Though it could be a single file (basically an ls -lR) with the metadata for everything in, rather than a per-file resource though.
It's syncat with a /lot/ of knobs on, by the look of it.
Jens Jensen: (10:18 AM)
Could you do an XSLT to convert one XML format to another?
Ewan Mac Mahon: (10:19 AM)
Not quite sure why they need any of the knobs.
The 'make a namespace dump' shouldn't be too hard work, but the whole quasi-phedex validation and upload stage looks rather over cumbersome.
(also, on a minor point, I'm not sure I expect Tony Wildish to be subscribed to the gridpp-storage list, and, while I haven't asked, I'm not sure Daniela did either)
Jens Jensen: (10:44 AM)
As I understand CEPH it needs to have a fairly large number of nodes... (from the T1 ceph team)
Or we increase the capacity by being able to buy more
Ewan Mac Mahon: (10:48 AM)
I'm actually not too worried about migration, btw; there's a lot of churn on our ATLAS data so if we marked the old thing offline and the new thing online a lot would shift 'naturally'.
And then you'd FTS the rest.
There are several ways to get 'cheap' kit, of course, there's low spec from a performance POV, and there's low spec from a resilience POV.

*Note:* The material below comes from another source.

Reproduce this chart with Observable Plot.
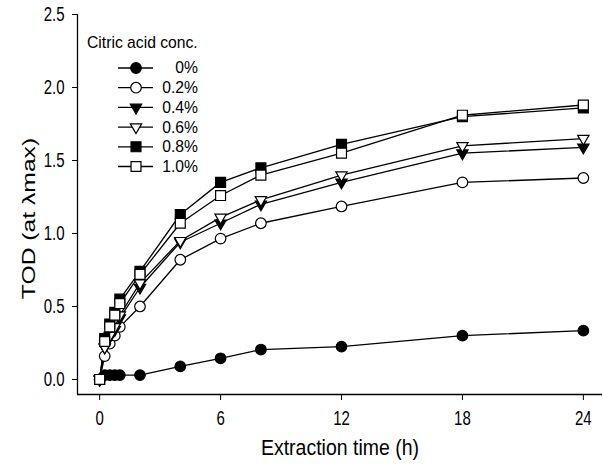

You can get a lot of oomph for not too much money if you're using i7 CPUs, non-ECC RAM etc.
We pay a significant premium for making our machines reliable, and maybe they don't need to be.
Jens Jensen: (10:51 AM)
But even T1 will move D1T0 to CEPH
Gareth Douglas Roy: (10:52 AM)
I agree but I'm not sure how far down the cost scales
Ewan Mac Mahon: (10:55 AM)
Be fun to find out though, wouldn't it?
We've got this question from DB about why we're spending more than the ~Ł30/TB that he can buy a USB disk for, and we should try to answer it.
Robert Wolfgang Frank: (10:57 AM)
http://www.storagereview.com/seagate_archive_hdd_review_8tb